My father was born on this day in 1914 in Galveston, Texas. He died on January 5, 1985, in Houston, Texas. In his lifetime he lived in Fort Worth, San Antonio, Dallas, and other towns in Texas. He spent a lot of his life in St, Louis, MO, and for a while in Boston and Framingham, MA.
He married my mother in an honorably committed relationship in which they called each other "Honey" on the good days. At the other times they didn't talk at all. They seemed to have had romance according to his photo album of their courtship days. But I had never experienced this, and I never even saw that album while they were both living.
|They got their marriage license on Friday the 13, which they had not realized until someone else mentioned it.|
He had met my mother in San Antonio, after he lived as a boy in Fort Worth for a while. His father (of the same name) was a bookkeeper, and my father became one as well, then an accountant, about which I really don't know much difference.
He worked for an aircraft factory in Dallas, during WW II.
Then after my sister was born, right at the end of the war, we moved to Houston. We lived there less than 4 years, traveling to visit relatives in Wisconsin on a summer trip which included the Smoky Mountain Park, as well as Principia, the Christian Science school in St. Louis, MO.
George Elmore Rogers, Jr. as a child. Undated.
|May 26, 1917, 2 years 6 mos. George E. Rogers, Jr.|
|I think their mother got them out of order, so my guess is that Chauncey is on the left, then George, youngest was James, and the oldest was Alexander.|
My mom and dad decided to move to St. Louis. I never heard their reasoning, but without any job prospects, our furniture was packed up, and we arrived in July or August. We stayed in a small upstairs apartment for a few days, then a farm house in St. Charles, Mo, then finally an apartment not far from the school. My mother started doing secretarial work at Principia. My father looked for a job, and it took a long time I think. He worked for a while for a big department store, and after a few years got a job with Principia also.
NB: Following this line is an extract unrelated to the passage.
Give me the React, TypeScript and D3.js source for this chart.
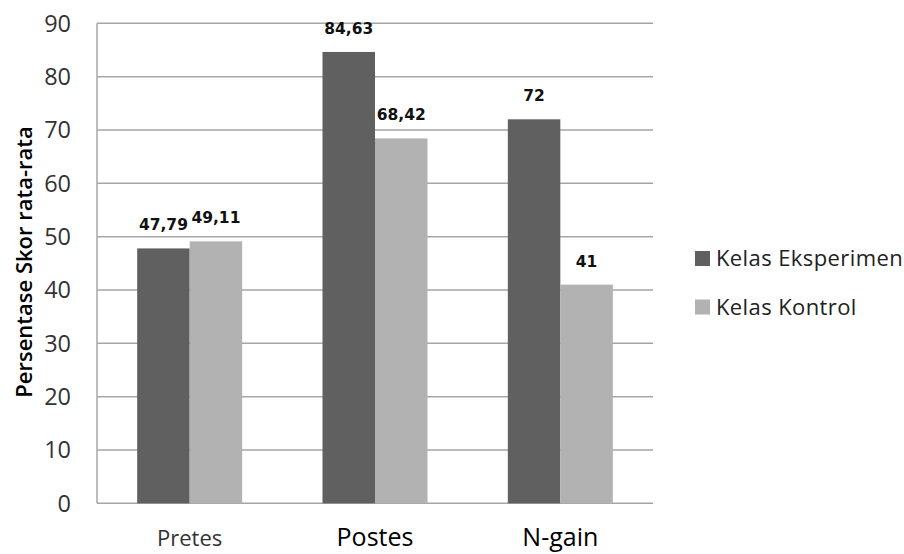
import React from "react";
import * as d3 from "d3";

const categories = ["Pretes", "Postes", "N-gain"];
const seriesNames = ["Kelas Eksperimen", "Kelas Kontrol"];
const eksperimen = [47.79, 84.63, 72];
const kontrol = [49.11, 68.42, 41];
const valueLabels = [["47,79", "84,63", "72"], ["49,11", "68,42", "41"]];
const yTicks = [0, 10, 20, 30, 40, 50, 60, 70, 80, 90];
const colors = ["#606060", "#b2b2b2"];

const W = 904, H = 554;
const left = 97, right = 653, top = 23.3, bottom = 503.3;

export default function App() {
  const x = d3.scaleBand<string>().domain(categories).range([left, right]).paddingInner(0).paddingOuter(0);
  const y = d3.scaleLinear().domain([0, 90]).range([bottom, top]);
  const barW = 52.5;
  const series = [eksperimen, kontrol];
  const font = "'Open Sans', sans-serif";
  const catStyle = [
    { size: 22, fill: "#333" },
    { size: 25, fill: "#000" },
    { size: 25, fill: "#000" },
  ];
  return (
    <svg width={W} height={H} style={{ position: "absolute", left: 0, top: 0, background: "#fff" }}>
      {yTicks.map((t) => (
        <g key={t}>
          <line x1={left} x2={right} y1={y(t)} y2={y(t)} stroke="#a6a6a6" strokeWidth={1.5} />
          <text x={71} y={y(t) + 8.5} textAnchor="end" fontFamily={font} fontSize={23.5} fill="#333">
            {t}
          </text>
        </g>
      ))}
      <line x1={left} x2={left} y1={top} y2={bottom} stroke="#a6a6a6" strokeWidth={1.5} />
      {categories.map((c, i) => {
        const cx = (x(c) as number) + x.bandwidth() / 2;
        return (
          <g key={c}>
            {series.map((s, j) => {
              const bx = cx - barW + j * barW;
              return (
                <g key={j}>
                  <rect x={bx} y={y(s[i])} width={barW} height={bottom - y(s[i])} fill={colors[j]} />
                  <text x={bx + barW / 2} y={y(s[i]) - 18} textAnchor="middle" fontFamily="'DejaVu Sans', sans-serif" fontWeight="bold" fontSize={15.5} fill="#111">
                    {valueLabels[j][i]}
                  </text>
                </g>
              );
            })}
            <text x={cx} y={546} textAnchor="middle" fontFamily={font} fontSize={catStyle[i].size} fill={catStyle[i].fill}>
              {c}
            </text>
          </g>
        );
      })}
      <text transform={`translate(32,${262}) rotate(-90)`} textAnchor="middle" fontFamily={font} fontWeight={600} fontSize={22} fill="#000">
        Persentase Skor rata-rata
      </text>
      {seriesNames.map((n, j) => (
        <g key={n}>
          <rect x={695} y={251 + j * 48.5} width={15} height={15} fill={colors[j]} />
          <text x={716} y={266 + j * 48.5} fontFamily={font} fontSize={22} letterSpacing={0.4} fill="#222">
            {n}
          </text>
        </g>
      ))}
    </svg>
  );
}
Both my parents continued working there the entire time my sister and I attended the school, 16 years I think. They were dedicated to the values of Christian Science.
I left the college in my junior year, and left Christian Science. My sister, 4 years behind me in school, also left the school and the religion at that point in her education. We didn't see much of each other, so I think her choice was her own. Once we were out of school, my parents left St. Louis and moved to Boston, to work for the Christian Science Mother Church administration. They were also living closer to me and my new family in Hartfort, CT. My sister lived with them and went to BU for a while.
My parents were always a unit in my life, but I felt much closer to my father than my mother. I think this was partly due to my mother always seeming to have a preference for my sister. She was younger, and of course needed more care initially. But the "baby-ing" from my mother never really stopped.
My dad did everything that a father and husband and bread-winner was supposed to do. He was "always a gentleman." But considering he'd been raised in the religion, I don't remember him going to church on Sun, and never to the Wednesday night testimonial service.
And he had a flirtatious side to him. I saw it with other women once I was a teen. I never saw him behave inappropriately however. He always treated women with respect, but this was where I saw the same sense of humor that his father had had.
I remember going through my adolescence with the turmoils of hormones and how I reacted to boys and tried to find out who I was...without any support from either of my parents. In the 50's that was just how it was done.
After my divorce, my father would somehow slip me a $20 bill or more whenever I visited my parents. He would always say, don't tell your mother. She handled all the finances, so I knew this was coming from his "allowance" and he'd put it aside somehow.
I miss my father, and wish he could have loved my sons and shared in their growth to manhood. None of his grandchildren ever got to see him.
I'm adding this post to Sepia Saturday (HERE) for this week...it may have nothing to do with their topic, but after all, it is celebrating the 99th anniversary of my father's birth on Saturday, so that has to be worth going off topic.